Le groupe Alpha-Kappa est un mouvement anti-autoritaire existant depuis 2003 un peu partout dans le pays. Il se retrouve sur des bases informelles avec comme statuts l’absence de hiérarchie, l’absence d’élections et l’absence de prise de pouvoir. À Athènes, ils se réunissent dans un grand et vieil immeuble au centre d’Exarchia qu’ils louent pour en faire un centre socioculturel autogéré. Ils fonctionnent en assemblées ouvertes et utilisent le vote pour la prise de décision. Surfant sur un courant postmoderne, il publient un magazine tous les trois ou quatre mois, que les membres du mouvement s’approprient en le vendant eux-mêmes pouvant ainsi récupérer 50 % du prix coûtant.
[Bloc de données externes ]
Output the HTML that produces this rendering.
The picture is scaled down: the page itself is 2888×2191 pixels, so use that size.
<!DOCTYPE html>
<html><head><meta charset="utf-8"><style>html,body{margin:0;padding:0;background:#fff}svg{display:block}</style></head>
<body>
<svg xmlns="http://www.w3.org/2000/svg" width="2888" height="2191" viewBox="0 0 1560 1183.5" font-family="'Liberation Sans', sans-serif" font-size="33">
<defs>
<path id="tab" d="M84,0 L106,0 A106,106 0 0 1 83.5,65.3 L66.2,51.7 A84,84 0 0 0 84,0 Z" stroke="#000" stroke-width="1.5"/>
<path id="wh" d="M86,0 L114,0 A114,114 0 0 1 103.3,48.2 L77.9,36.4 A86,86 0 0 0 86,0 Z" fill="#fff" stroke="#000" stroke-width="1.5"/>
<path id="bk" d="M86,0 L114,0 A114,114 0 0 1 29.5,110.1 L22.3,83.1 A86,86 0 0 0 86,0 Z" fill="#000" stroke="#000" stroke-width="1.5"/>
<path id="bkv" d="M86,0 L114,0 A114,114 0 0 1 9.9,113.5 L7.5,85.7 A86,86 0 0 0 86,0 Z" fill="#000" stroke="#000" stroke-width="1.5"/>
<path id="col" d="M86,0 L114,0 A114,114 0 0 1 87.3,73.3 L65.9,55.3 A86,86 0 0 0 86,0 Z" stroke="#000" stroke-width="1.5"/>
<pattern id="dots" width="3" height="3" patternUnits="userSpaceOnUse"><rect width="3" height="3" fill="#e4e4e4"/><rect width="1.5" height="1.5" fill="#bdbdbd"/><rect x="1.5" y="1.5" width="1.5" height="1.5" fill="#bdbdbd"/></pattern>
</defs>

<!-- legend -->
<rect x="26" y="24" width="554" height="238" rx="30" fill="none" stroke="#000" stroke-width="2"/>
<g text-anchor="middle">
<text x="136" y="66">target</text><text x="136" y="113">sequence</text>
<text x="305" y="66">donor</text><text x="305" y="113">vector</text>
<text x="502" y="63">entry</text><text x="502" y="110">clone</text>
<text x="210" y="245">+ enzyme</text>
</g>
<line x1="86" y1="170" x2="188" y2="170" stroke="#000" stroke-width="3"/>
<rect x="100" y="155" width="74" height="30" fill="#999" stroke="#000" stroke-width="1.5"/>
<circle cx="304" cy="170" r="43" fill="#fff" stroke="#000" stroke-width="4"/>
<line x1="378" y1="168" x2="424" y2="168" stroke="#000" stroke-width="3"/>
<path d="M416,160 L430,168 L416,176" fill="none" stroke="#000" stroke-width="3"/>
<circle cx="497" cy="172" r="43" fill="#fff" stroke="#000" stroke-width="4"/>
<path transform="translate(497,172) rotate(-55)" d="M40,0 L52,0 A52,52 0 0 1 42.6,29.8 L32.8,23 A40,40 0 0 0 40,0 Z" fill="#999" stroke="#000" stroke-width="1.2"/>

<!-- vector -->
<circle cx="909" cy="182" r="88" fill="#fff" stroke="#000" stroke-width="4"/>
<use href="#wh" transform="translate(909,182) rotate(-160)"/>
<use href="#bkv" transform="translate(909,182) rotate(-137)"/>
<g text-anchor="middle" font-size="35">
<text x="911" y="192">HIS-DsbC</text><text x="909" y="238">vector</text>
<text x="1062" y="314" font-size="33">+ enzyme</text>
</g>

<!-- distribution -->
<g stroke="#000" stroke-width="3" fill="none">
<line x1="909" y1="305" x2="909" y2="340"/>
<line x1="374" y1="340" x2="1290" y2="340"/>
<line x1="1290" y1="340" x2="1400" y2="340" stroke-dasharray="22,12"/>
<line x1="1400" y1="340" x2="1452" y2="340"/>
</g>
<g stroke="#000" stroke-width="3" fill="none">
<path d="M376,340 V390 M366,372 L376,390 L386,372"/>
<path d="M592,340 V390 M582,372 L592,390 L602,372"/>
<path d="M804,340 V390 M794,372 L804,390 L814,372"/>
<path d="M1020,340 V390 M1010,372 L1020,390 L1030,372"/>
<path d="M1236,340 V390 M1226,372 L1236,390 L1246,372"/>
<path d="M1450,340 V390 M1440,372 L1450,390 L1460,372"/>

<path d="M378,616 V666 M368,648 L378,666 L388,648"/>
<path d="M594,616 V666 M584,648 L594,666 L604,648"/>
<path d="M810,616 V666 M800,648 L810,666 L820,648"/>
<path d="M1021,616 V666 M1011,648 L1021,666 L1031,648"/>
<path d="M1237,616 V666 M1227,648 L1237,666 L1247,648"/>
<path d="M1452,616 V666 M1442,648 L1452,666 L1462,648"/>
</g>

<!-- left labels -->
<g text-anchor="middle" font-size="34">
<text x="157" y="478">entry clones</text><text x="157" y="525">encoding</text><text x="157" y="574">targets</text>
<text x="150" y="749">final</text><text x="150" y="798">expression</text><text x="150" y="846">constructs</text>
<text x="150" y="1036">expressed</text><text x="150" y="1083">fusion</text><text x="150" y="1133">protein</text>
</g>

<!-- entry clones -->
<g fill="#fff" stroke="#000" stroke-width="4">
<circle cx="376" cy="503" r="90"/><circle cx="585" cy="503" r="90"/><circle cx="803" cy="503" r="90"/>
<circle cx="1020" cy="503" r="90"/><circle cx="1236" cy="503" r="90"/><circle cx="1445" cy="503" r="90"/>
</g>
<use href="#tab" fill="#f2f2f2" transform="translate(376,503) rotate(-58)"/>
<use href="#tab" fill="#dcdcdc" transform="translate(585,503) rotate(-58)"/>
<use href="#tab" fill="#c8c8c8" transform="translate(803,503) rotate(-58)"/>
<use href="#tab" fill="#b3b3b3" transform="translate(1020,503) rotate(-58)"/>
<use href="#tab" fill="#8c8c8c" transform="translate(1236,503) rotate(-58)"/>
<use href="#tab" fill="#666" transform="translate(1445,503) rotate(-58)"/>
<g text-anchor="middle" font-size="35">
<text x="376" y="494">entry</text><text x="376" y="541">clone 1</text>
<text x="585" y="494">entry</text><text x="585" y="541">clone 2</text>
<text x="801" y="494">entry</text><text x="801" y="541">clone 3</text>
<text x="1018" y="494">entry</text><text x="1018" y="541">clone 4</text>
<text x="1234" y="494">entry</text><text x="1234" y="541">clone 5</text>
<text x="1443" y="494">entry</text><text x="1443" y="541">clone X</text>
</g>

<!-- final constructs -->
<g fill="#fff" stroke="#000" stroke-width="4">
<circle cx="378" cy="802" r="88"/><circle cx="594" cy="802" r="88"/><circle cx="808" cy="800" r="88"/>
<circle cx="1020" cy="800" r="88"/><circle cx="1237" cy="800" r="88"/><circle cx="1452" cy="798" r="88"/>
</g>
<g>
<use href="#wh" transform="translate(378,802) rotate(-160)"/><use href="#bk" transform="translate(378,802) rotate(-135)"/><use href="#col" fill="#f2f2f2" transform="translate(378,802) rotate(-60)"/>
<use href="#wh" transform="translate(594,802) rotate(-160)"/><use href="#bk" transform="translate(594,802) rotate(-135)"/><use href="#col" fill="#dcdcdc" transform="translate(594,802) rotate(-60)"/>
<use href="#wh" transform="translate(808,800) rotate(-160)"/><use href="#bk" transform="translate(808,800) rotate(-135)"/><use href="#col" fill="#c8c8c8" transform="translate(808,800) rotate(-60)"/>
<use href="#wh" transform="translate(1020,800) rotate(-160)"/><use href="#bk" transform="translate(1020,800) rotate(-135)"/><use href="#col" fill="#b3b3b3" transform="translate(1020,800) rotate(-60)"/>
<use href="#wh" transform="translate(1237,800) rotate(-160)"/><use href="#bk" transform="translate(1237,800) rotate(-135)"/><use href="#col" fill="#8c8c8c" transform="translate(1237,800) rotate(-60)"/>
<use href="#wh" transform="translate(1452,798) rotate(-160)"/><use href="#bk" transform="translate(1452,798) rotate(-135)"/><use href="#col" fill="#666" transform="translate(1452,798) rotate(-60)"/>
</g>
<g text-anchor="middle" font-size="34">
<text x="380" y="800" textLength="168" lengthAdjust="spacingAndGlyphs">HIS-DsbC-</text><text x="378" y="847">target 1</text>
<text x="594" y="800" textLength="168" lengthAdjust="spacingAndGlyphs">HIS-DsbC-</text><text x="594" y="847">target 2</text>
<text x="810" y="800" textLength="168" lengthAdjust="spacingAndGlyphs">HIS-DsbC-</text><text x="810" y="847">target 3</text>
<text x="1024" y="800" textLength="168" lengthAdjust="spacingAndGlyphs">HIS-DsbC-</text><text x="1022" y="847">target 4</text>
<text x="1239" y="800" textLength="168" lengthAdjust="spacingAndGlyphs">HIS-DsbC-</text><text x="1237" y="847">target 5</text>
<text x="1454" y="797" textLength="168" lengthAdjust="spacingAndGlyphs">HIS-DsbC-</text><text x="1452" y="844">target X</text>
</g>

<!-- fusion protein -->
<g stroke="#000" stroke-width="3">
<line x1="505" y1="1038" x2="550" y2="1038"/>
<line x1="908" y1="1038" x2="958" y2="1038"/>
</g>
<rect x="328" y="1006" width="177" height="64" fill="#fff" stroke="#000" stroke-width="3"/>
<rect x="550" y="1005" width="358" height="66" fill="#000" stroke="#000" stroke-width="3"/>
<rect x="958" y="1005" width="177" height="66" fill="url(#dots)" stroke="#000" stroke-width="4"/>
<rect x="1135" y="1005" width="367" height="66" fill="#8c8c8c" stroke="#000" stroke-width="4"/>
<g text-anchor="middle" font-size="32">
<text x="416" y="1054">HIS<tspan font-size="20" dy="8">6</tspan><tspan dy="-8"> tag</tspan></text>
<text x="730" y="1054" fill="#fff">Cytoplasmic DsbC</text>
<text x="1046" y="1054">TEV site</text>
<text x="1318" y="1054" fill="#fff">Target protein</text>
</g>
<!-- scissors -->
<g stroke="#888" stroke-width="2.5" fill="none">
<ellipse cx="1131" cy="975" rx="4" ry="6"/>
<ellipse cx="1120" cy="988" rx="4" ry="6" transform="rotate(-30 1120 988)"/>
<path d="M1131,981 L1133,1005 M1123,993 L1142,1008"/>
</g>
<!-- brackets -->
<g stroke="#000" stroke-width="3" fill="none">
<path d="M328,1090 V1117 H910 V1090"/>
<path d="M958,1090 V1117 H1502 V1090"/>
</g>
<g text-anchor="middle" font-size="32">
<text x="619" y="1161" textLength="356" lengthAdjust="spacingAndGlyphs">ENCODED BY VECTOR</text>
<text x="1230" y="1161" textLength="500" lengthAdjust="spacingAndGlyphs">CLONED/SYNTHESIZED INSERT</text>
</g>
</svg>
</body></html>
Ils ont dû abandonner le journal vendu en kiosque pour des raisons financières. Apparemment peu apprécié du mouvement libertaire grec, il leur est reproché une ouverture aux médias bourgeois et une hiérarchie, dans les faits, trop importante.
Le groupe communiste libertaire existe depuis 2008 et regroupe une quinzaine de personnes. Ils sortent une revue qui s’appelle Utopia, alimentent un blog et organisent différentes actions à des fins de diffusion des idées anarchistes. Ils prennent leurs décisions à l’unanimité et donnent ce qu’ils veulent pour financer le loyer et le matériel de propagande. Ils partagent un local avec deux autres groupes anarchistes, dont les noms traduits en français donnent « Anarchistes pour la libération sociale » et « En route ».
Tous ces groupes comportent bien sûr des nuances politiques mais présentent malgré tout une certaine unité, puisque certains d’entre eux (quatre ou cinq groupes) se réunissent toutes les semaines lors d’une des deux assemblées anarchistes ayant lieu à la fac polytechnique dans le quartier d’Exarchia. Cette assemblée définie « pour l’autogestion sociale » existe depuis septembre 2010 et regroupe chaque semaine une quarantaine de personnes, dont certaines sont mandatées par leur groupe. Actuellement il serait question, au sein de cette assemblée, de constituer une fédération anarchiste afin d’avoir un poids politique plus important. Dans un premier temps entre certains groupes, puis avec toute la mouvance anarchiste. Cela semble bien sûr très compliqué, à la fois entre les groupes entre eux et entre les groupes et les individualistes…
L’autre assemblée anarchiste, ayant également lieu chaque semaine et au même endroit, est une assemblée ouverte existant avant la crise et où se trouvent plutôt des anarchistes individualistes et insurrectionnalistes. Cette assemblée-là souffre de divisions en lien avec les questions insurrectionnalistes, et cela d’autant plus après la mort d’employés de banque en mai 2010 lors d’une grève générale.
J’ai volontairement omis de parler des anarchistes organisés dans le syndicalisme. Cela fera l’objet d’un prochain article dans Le Monde libertaire, avec l’interview d’un syndicat anarchiste grec (ESE).

Romain
Groupe Sanguin de la Fédération anarchiste



COMMENTAIRES ARCHIVÉS


Hijo del Pueblo

le 9 novembre 2012
Excellent article, d'autant qu'il y a peu d'analyses sur le même thème concernant la Grèce.
En plus d'ESE, il y a aussi Rocinante, sur des bases proches.

clairethno

le 12 novembre 2012
Merci pour cet article très instructif. L'école polytechnique d'Athènes est un lieu riche en rencontres et qui redonne de l'espoir à ceux qui, comme moi, avaient perdu leur flamme.